Deep roots: Holiday traditions thrive at state parks

The First Missouri State Capitol is one of four state historic sites that put old-time traditions back into the holiday season.

The seat of state government from 1821 to1826, restoration of the row of brick buildings in the 1960s was the catalyst that sparked the creation of the St. Charles historic district.

Today, the district has some 125 one-of-a-kind shops along brick-paved Main Street, offering enough unusual gifts to satisfy everyone on your list.

During the holidays, the district reverts to a charming Missouri River town, with roaming costumed characters, carriage rides, an outdoor ice-skating rink and Santa parades. Visit www.historicstcharles.com for a full list of activities.

The State Capitol will hold free “open doors” on Dec. 15, 19 and 22 with costumed interpreters and hot spiced cider. There will be hourly readings of “The Night Before Christmas” starting at noon on Dec. 19.

“There’s a ton of things to do down here,” said Vikki Love, the site administrator for the Missouri Department of Natural Resources’ Division of State Parks. “It’s just beautiful with all the decorated lights. You can smell Grandma’s Cookies up and down the street.”

Decorations at the other three historic sites are not lavish – no animated Santas, no reindeer dashing across the roof. Visitors are taken back to simpler times when Christmas didn’t evolve around indoor megamalls, big-box discount stores and online shopping.

Felix Valle: The crèche

At the Felix Valle House State Historic Site in the French colonial town of Ste. Genevieve, the parlor is decorated with a miniature manger and dozens of figures – a crèche surrounded by santons, or “little saints,” which represent the peasants of the French countryside. A very important person was missing.

“The baby Jesus is not in there – he arrives on Christmas Eve; the youngest member of the family puts the baby Jesus in,” said Jim Baker, the site administrator. “And the figures of the three wise men start moving around the room on Christmas to symbolize their journey. They arrive at the crèche on the 12th night, the Epiphany.”

Deutschheim: Goose feather trees

The Pommer-Gentner house, one of two vintage homes on tour at the Deutschheim State Historic Site in Hermann, is decorated with table-top trees that reflect the traditions of the German immigrants who began arriving in the early 1800s.

There’s a tree decorated with sugar cookie ornaments that were eaten by the children after Christmas, a tree with tiny candles in stamped tin holders, and a tree with deer, roosters, soldiers and snowflakes, all delicately cut out of white paper in an art called scherenschnitte.

“The limbs of this tree are goose quills dyed green and wrapped around a dowel with wire,” said Cynthia Browne, the site administrator. “In the mid 19th century, there was so much deforestation of Germany that they issued a decree that you couldn’t cut down the trees any more. So they made goose feather trees.”

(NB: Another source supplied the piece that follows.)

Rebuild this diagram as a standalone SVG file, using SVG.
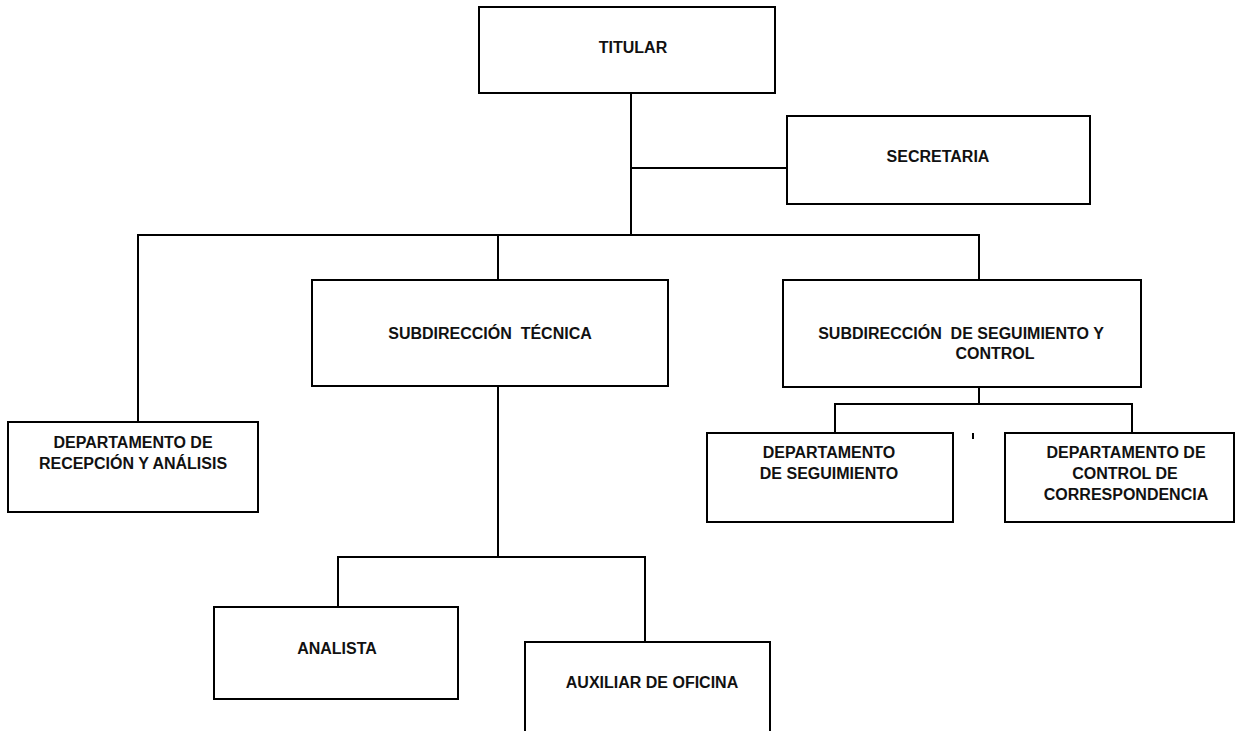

“The Christmas tree tradition came from Germany, they were an ancient symbol of life,” Browne said. “Germany also was the source for glass ornaments, so we have those as well. All the Santa Claus traditions are German, too.”

Hunter-Dawson: Victorian Christmas

The fourth state historic site on our Christmas visit list is an elegant home near  Missouri’s Bootheel, the Hunter-Dawson home in New Madrid. The Hunter and Dawson families lived in the antebellum home from the eve of the Civil War until the 1950s.

During the holidays, the house is decorated with greenery and bows on the fences outside, and with several trees inside.

“We have one small tree that is more traditional Victorian – it’s decorated with popcorn and cranberries,” said Vicki Jackson, interpretive resource specialist. “We light all our oil lamps and all the candles. There are no electric lights, other than those on the trees.”

The mansion has 15 rooms with nine fireplaces and antique furniture purchased by Amanda Watson Hunter, most of it in 1860.

“She bought $1,700 worth of furniture for the home,” Jackson said. “That was quite a bit of money for the time.”